Maritime trade is a vital industry for countries in the Pacific, which rely almost entirely on imports for their essential goods. However, small Pacific island nations have had to deal for some time with old, degrading port infrastructure that seriously hampers the potential of these economies to benefit more from maritime trade.

The Asian Development Bank (ADB) study Smart Ports in the Pacific explores how adapting international best practices for ports in the Pacific is important for achieving smarter, more robust port ecosystems.

In the same way smartphones changed the communications landscape, smart ports show much promise in being a game-changer in the Pacific region.

What is a Smart Port?

According to Port Technology International, a smart port is one that ensures “no waste of space, time, money, and natural resources.” The concept of smart ports involves harnessing advanced technologies to enhance port operational efficiency, energy efficiency, and environmental sustainability. The port of the future is expected to be 100% electric, local emissions-free, and able to process more goods in less time.

Smart Ports in the Pacific was commissioned to assess and develop the potential of smart ports in the region, taking into account the region’s unique features in terms of geographical remoteness, smaller trade volumes that heavily favor imports, and challenging weather conditions. The Pacific has unique challenges when it comes to climate change and natural hazards. Typhoons, earthquakes, tsunamis, and other weather disturbances can disrupt marine vessel traffic and significantly impact maritime trade.

The following ports in the Pacific were assessed in the study for potential to have smart ports:

  • Queen Salote International Wharf in Tonga
  • Honiara Port in Solomon Islands
  • Suva Port in Fiji (pictured below)

Suva Port in Fiji

Taking into account the geographical features of the Pacific, the study highlighted crucial points for successfully establishing smart ports in the Pacific.

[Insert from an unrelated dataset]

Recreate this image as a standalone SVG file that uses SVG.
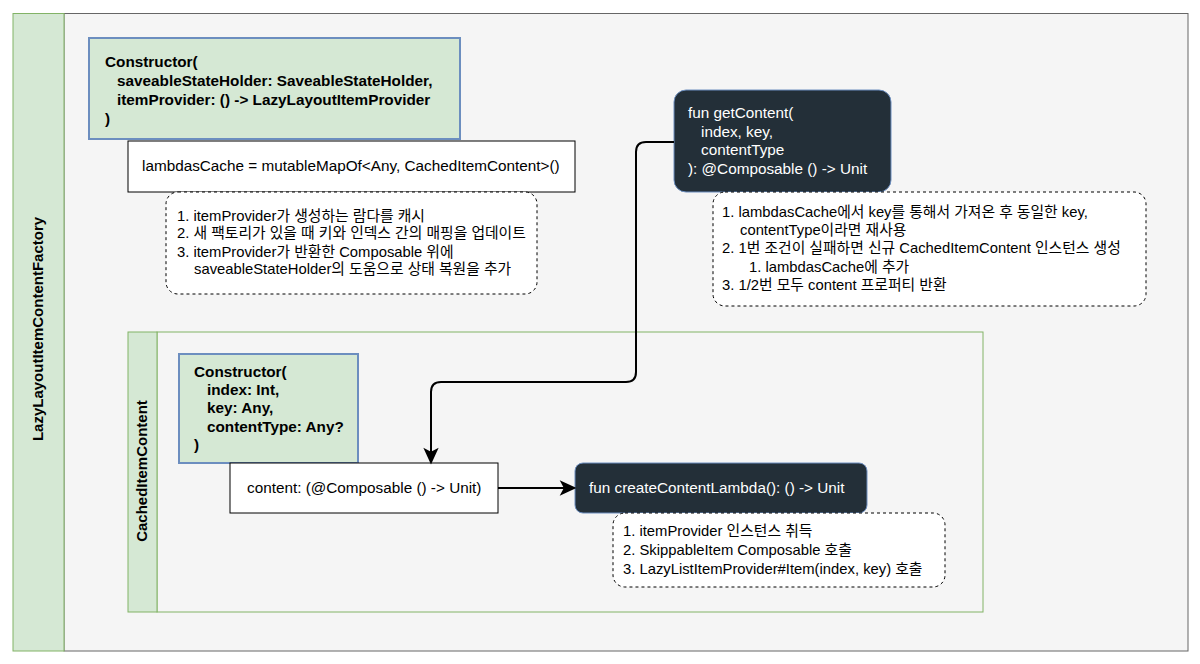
<svg xmlns="http://www.w3.org/2000/svg" width="1200" height="664" viewBox="0 0 1200 664">
<defs>
<style>
text{font-family:"Liberation Sans","Noto Sans CJK KR",sans-serif;font-size:15.3px;fill:#000}
.b{font-weight:bold}
.t{font-size:15px}
.w{fill:#fff}
.n{font-size:14.8px}
.hdr{fill:#d5e8d4;stroke:#82b366;stroke-width:1}
.ctor{fill:#d5e8d4;stroke:#6c8ebf;stroke-width:2}
.plain{fill:#fff;stroke:#000;stroke-width:1}
.dark{fill:#232f38;stroke:#6c8ebf;stroke-width:1}
.note{fill:#fff;stroke:#000;stroke-width:1;stroke-dasharray:3 3}
.edge{fill:none;stroke:#000;stroke-width:2}
.head{fill:#000;stroke:#000;stroke-width:2;stroke-linejoin:miter}
</style>
</defs>
<rect width="1200" height="664" fill="#fff"/>

<g id="factory">
<rect x="64" y="13.5" width="1124" height="637.5" fill="#f5f5f5" stroke="#666" stroke-width="1"/>
<rect class="hdr" x="13" y="13.5" width="51" height="637.5"/>
<text class="b t" transform="translate(43,329) rotate(-90)" text-anchor="middle">LazyLayoutItemContentFactory</text>
</g>

<g id="ctor1">
<rect class="ctor" x="89" y="38" width="371" height="101"/>
<text class="b" x="105" y="67">Constructor(</text>
<text class="b" x="117" y="86">saveableStateHolder: SaveableStateHolder,</text>
<text class="b" x="117" y="105">itemProvider: () -&gt; LazyLayoutItemProvider</text>
<text class="b" x="105" y="124">)</text>
</g>

<g id="lambdasCache">
<rect class="plain" x="128" y="141" width="447" height="51"/>
<text x="142" y="171">lambdasCache = mutableMapOf&lt;Any, CachedItemContent&gt;()</text>
</g>

<g id="note1">
<rect class="note" x="166" y="192" width="371" height="102" rx="12"/>
<text class="n" x="177" y="221">1. itemProvider가 생성하는 람다를 캐시</text>
<text class="n" x="177" y="238">2. 새 팩토리가 있을 때 키와 인덱스 간의 매핑을 업데이트</text>
<text class="n" x="177" y="257">3. itemProvider가 반환한 Composable 위에</text>
<text class="n" x="194" y="274">saveableStateHolder의 도움으로 상태 복원을 추가</text>
</g>

<g id="getContent">
<rect class="dark" x="674" y="90" width="217" height="102" rx="12"/>
<text class="w" x="688" y="118">fun getContent(</text>
<text class="w" x="701" y="137">index, key,</text>
<text class="w" x="701" y="155">contentType</text>
<text class="w" x="688" y="174">): @Composable () -&gt; Unit</text>
</g>

<g id="note2">
<rect class="note" x="713" y="192" width="433" height="114" rx="12"/>
<text class="n" x="722" y="217">1. lambdasCache에서 key를 통해서 가져온 후 동일한 key,</text>
<text class="n" x="740" y="235">contentType이라면 재사용</text>
<text class="n" x="722" y="253">2. 1번 조건이 실패하면 신규 CachedItemContent 인스턴스 생성</text>
<text class="n" x="749" y="272">1. lambdasCache에 추가</text>
<text class="n" x="722" y="290">3. 1/2번 모두 content 프로퍼티 반환</text>
</g>

<g id="cachedItemContent">
<rect x="157" y="332" width="826" height="280" fill="#f5f5f5" stroke="#82b366" stroke-width="1"/>
<rect class="hdr" x="128" y="332" width="29" height="280"/>
<text class="b t" transform="translate(147,471) rotate(-90)" text-anchor="middle">CachedItemContent</text>
</g>

<g id="ctor2">
<rect class="ctor" x="179" y="354" width="179" height="109"/>
<text class="b" x="194" y="377">Constructor(</text>
<text class="b" x="207" y="395">index: Int,</text>
<text class="b" x="207" y="413">key: Any,</text>
<text class="b" x="207" y="432">contentType: Any?</text>
<text class="b" x="194" y="450">)</text>
</g>

<g id="content">
<rect class="plain" x="230" y="463" width="268" height="50"/>
<text x="247" y="493">content: (@Composable () -&gt; Unit)</text>
</g>

<g id="createContentLambda">
<rect class="dark" x="575" y="463" width="292" height="50" rx="8"/>
<text class="w" x="589" y="493">fun createContentLambda(): () -&gt; Unit</text>
</g>

<g id="note3">
<rect class="note" x="613" y="513" width="332" height="74" rx="12"/>
<text class="n" x="623" y="536">1. itemProvider 인스턴스 취득</text>
<text class="n" x="623" y="555">2. SkippableItem Composable 호출</text>
<text class="n" x="623" y="574">3. LazyListItemProvider#Item(index, key) 호출</text>
</g>

<g id="connectors">
<path class="edge" d="M674 142 H646 Q636 142 636 152 V372 Q636 382 626 382 H441 Q431 382 431 392 V455"/>
<path class="head" d="M431 462 L425.5 450 L431 453 L436.5 450 Z"/>
<path class="edge" d="M498 488 H566"/>
<path class="head" d="M574 488 L562 482.5 L565 488 L562 493.5 Z"/>
</g>
</svg>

The Smart Ports Mission Statement for the Pacific

  1. There is no one-size-fits-all solution in implementing smart ports in the Pacific. The specific characteristics of each port should be considered in planning, designing, and constructing a smart port. Gathering data on ports, such as accurate weather data and prediction models, is highly important.
  2. Staff skills and safety should be prioritized. As smart ports feature new technologies, people need to develop the skills needed to operate, maintain, and improve these tools and systems and ensure their sustainability.
  3. Partnerships play an important role in ensuring that digitalization will be maximized for all port users. An Internet of Things (IoT) is among the primary features of a smart port. An IoT facilitates seamless data sharing, digitization, and automation within a smart port—from inputs to feedback. In December 2020, ADB approved a $45 million grant to help rehabilitate and upgrade the Queen Salote Wharf in the Tongan capital of Nuku’alofa. The Nuku’alofa Port Project is designed with green and smart components.

In the Pacific, the advanced technologies and international best practices required for smart ports need to be weighed with the local realities of small trade volumes, geographical isolation, and extreme weather events to enhance operational and energy efficiency and improve environmental sustainability. With this approach, smart ports can be the game changer they promise to be for the Pacific.